A graph can detect signals. Maybe a customer stopped using a credit card. Maybe salary payments moved to another bank. Maybe support calls increased. Maybe linked family accounts already left.

These clues can form a pattern.

The bank can then act. It can fix problems. It can offer help. It can make the customer feel seen.

Why Graph Databases Are So Fast at This

Graphs are built to travel across connections.

In a traditional system, finding deep relationships can require many joins. Joins are not evil. But too many joins can become slow and messy.

Graph databases store relationships directly. So moving from one node to another is natural. It is like walking through a map with roads already drawn.

This helps banks answer urgent questions quickly.

For fraud, speed matters. A payment may need a decision in seconds. Not tomorrow. Not after lunch. Now.

Common Graph Database Patterns in Banking

Banks often use graph databases for patterns like these:

  • Shared identifiers: Many accounts using one device, address, card, or phone number.
  • Money flow paths: Funds moving through many accounts before cashing out.
  • Hidden ownership: Companies connected through directors, owners, or legal entities.
  • Risk clusters: Groups of customers, loans, or businesses linked to the same risk.
  • Influence networks: Customers whose behavior affects connected customers.

These patterns are hard to see in a flat list. But in a graph, they pop out like neon signs.

Graph Analytics and AI

Graph databases also work well with analytics and AI.

One useful idea is a risk score. A bank can score an account based on its connections. Is it close to known fraud? Is it linked to risky devices? Is it part of an unusual transaction path?

Another idea is community detection. This finds groups inside a network. Some groups are normal. Like families or businesses. Some groups are suspicious. Like coordinated fraud rings.

There is also link prediction. This guesses which connections may appear next. For example, it may predict that a new account is likely connected to a known fraud network.

AI becomes smarter when it understands relationships. Graphs give AI a map. Without the map, AI may only see scattered dots.

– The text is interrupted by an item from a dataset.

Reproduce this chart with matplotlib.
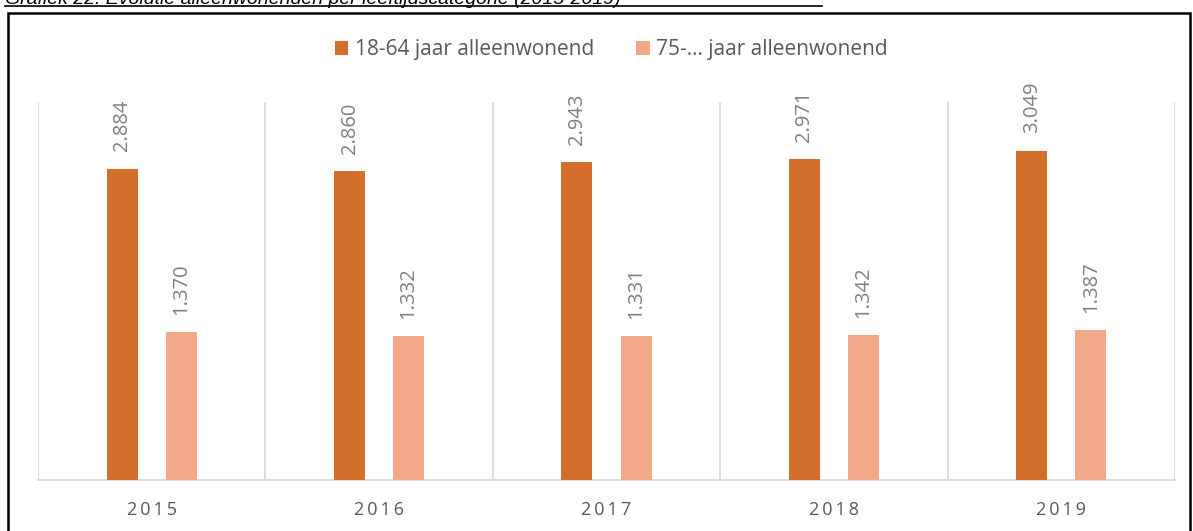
import matplotlib
matplotlib.use("Agg")
import matplotlib.pyplot as plt
import numpy as np
from matplotlib.patches import Rectangle
from matplotlib.lines import Line2D

years = ["2015", "2016", "2017", "2018", "2019"]
series_names = ["18-64 jaar alleenwonend", "75-... jaar alleenwonend"]
vals_1864 = [2884, 2860, 2943, 2971, 3049]
vals_75 = [1370, 1332, 1331, 1342, 1387]
colors = ["#D36E2B", "#F1A98A"]

plt.rcParams['font.family'] = ['Open Sans', 'DejaVu Sans']
W, H = 1193, 531
fig = plt.figure(figsize=(W/100, H/100), dpi=100)

# axes: x 38..1175, y 102..480 (pixels from top)
ax = fig.add_axes([38/W, 1-480/H, (1175-38)/W, (480-102)/H])
x = np.arange(len(years))
bw = 0.136
off = 0.13
b1 = ax.bar(x - off, vals_1864, bw, color=colors[0], label=series_names[0], zorder=3)
b2 = ax.bar(x + off, vals_75, bw, color=colors[1], label=series_names[1], zorder=3)

def fmt(v):
    return f"{v:,}".replace(",", ".")

for bars, vals in ((b1, vals_1864), (b2, vals_75)):
    for r, v in zip(bars, vals):
        ax.annotate(fmt(v), (r.get_x() + r.get_width()/2, r.get_height()),
                    xytext=(0, 12.5), textcoords="offset points",
                    rotation=90, ha="center", va="bottom",
                    fontsize=14.5, color="#7F7F7F", annotation_clip=False)

ax.set_xlim(-0.5, len(years) - 0.5)
ax.set_ylim(0, 3500)
ax.set_yticks([])
ax.set_xticks(x)
ax.set_xticklabels(["\u2009".join(y) for y in years], fontsize=13, color="#595959")
ax.tick_params(axis="x", length=0, pad=15)
for b in np.arange(-0.5, len(years) + 0.5, 1):
    ax.axvline(b, color="#D9D9D9", lw=1.3, zorder=1)
for s in ["top", "right", "left"]:
    ax.spines[s].set_visible(False)
ax.spines["bottom"].set_color("#D9D9D9")
ax.spines["bottom"].set_linewidth(1.3)

leg = fig.legend(handles=[b1, b2], labels=series_names, loc="center",
                 bbox_to_anchor=(611/W, 1-50/H), ncol=2, frameon=False,
                 fontsize=15, handlelength=0.67, handleheight=0.67,
                 handletextpad=0.3, columnspacing=2.0)
for t in leg.get_texts():
    t.set_color("#595959")

# outer black frame
fig.add_artist(Rectangle((8/W, -0.05), (1190-8)/W, (1-13/H) + 0.05,
                         transform=fig.transFigure, fill=False,
                         edgecolor="black", lw=1.8))

# title, cut off at the top edge as in the reference
fig.text(5/W, 1-4/H, "Grafiek 22: Evolutie alleenwonenden per leeftijdscategorie (2015-2019)",
         fontsize=14, style="italic", color="black", ha="left", va="baseline",
         family=["Liberation Sans", "DejaVu Sans"])
fig.add_artist(Line2D([5/W, 822/W], [1-6/H, 1-6/H], transform=fig.transFigure,
                      color="black", lw=1.2))

fig.savefig("out.png", dpi=100)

Privacy and Trust Still Matter

Graphs are powerful. So banks must use them carefully.

Customer data is sensitive. Banks need strong rules. They need access controls. They need audits. They need clear reasons for using data.

A graph should not become a gossip machine. It should be a safety tool and a service tool.

Good banks use graph databases to protect customers, reduce risk, and improve support. They also respect privacy. Both things matter.

Simple Example: A Suspicious Payment

Let us make a tiny story.

Maya logs into her banking app. She sends money to a new account. The amount is larger than usual.

The bank checks the graph.

  • The login device is new.
  • The device was used by another flagged account.
  • The receiving account is only two days old.
  • That account shares a phone number with three blocked accounts.

The graph raises a red flag.

The bank pauses the payment. It sends Maya a quick alert. Maya says, “Nope, that was not me.”

Money saved. Customer happy. Fraudster sad. Confetti, but professional confetti.

The Big Picture

Banking is all about trust. People trust banks with salaries, savings, loans, homes, and dreams. That is a big job.

Graph databases help banks do that job better. They show how things connect. They reveal hidden risks. They catch fraud rings. They improve customer service. They help teams make smarter decisions.

They are not magic. They need good data. They need smart rules. They need careful use. But when done right, they are a very strong tool.

Think of a graph database as a flashlight for the banking maze. It helps banks see around corners. It makes invisible connections visible. And in a world where money moves fast, that can make all the difference.